My daughter came back into my life in Dec 2003. I put my name on the Register in 1990
hoping that one day she would come looking for me. And she did - I received a letter
from Bondi and thought "..who would be sending me mail from Bondi?" When I opened
up the letter I cried - I was at the hairdressers at the time. It was a Saturday so I had to
wait until the following week to tell the Counsellor at Bondi to give my daughter all the
information she wanted.
It was early Dec when I got my first letter from my daughter, and again I cried with joy.
You see I had told my husband and my other daughter that I had a child whom I gave up
for adoption, so they were happy for me that I had made contact after all those years.

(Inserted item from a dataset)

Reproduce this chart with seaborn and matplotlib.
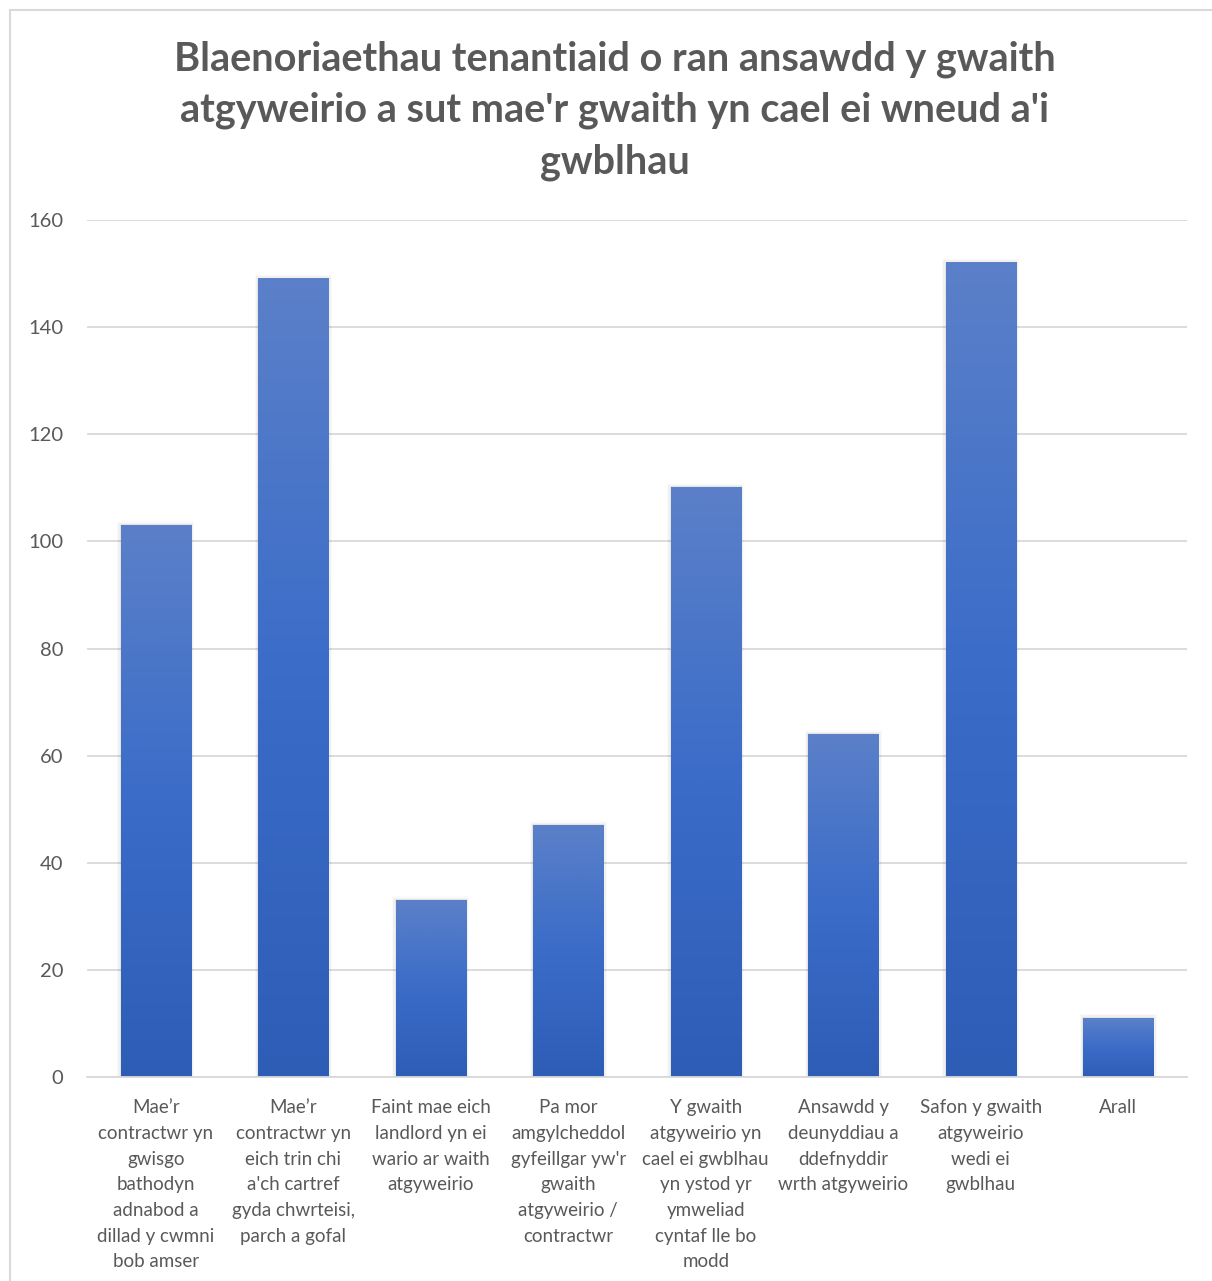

We kept writting letters and in March 2004 I met her and her family. I now have 3 more
beautiful grandchildren. The joy I feel is just too hard to describe.
I do not feel guilty for giving her up for adoption as I feel I made the right decision at the
time, and she has not judged me nor holds any anger towards me. She knows I did what
I had to do at the time.
I know that there are women out there who gave their children up for adoption and have
found it hard to agree to meet them. But we need to realise that these children are still
our responsiblilities even though we gave them up for adoption, and in the back of our
minds we know that for some reason they need to know who their mother is.
Yes I am one of the lucky ones who get on so well with their children. My daughter calls
me Mum - I could have said 'no', that I did not want to make contact but it was not her
fault that she was given up for adoption. Please mothers, just give your child a fair
hearing. They may bring joy, they may bring sadness but that is another price we pay
when we give our children up for adoption.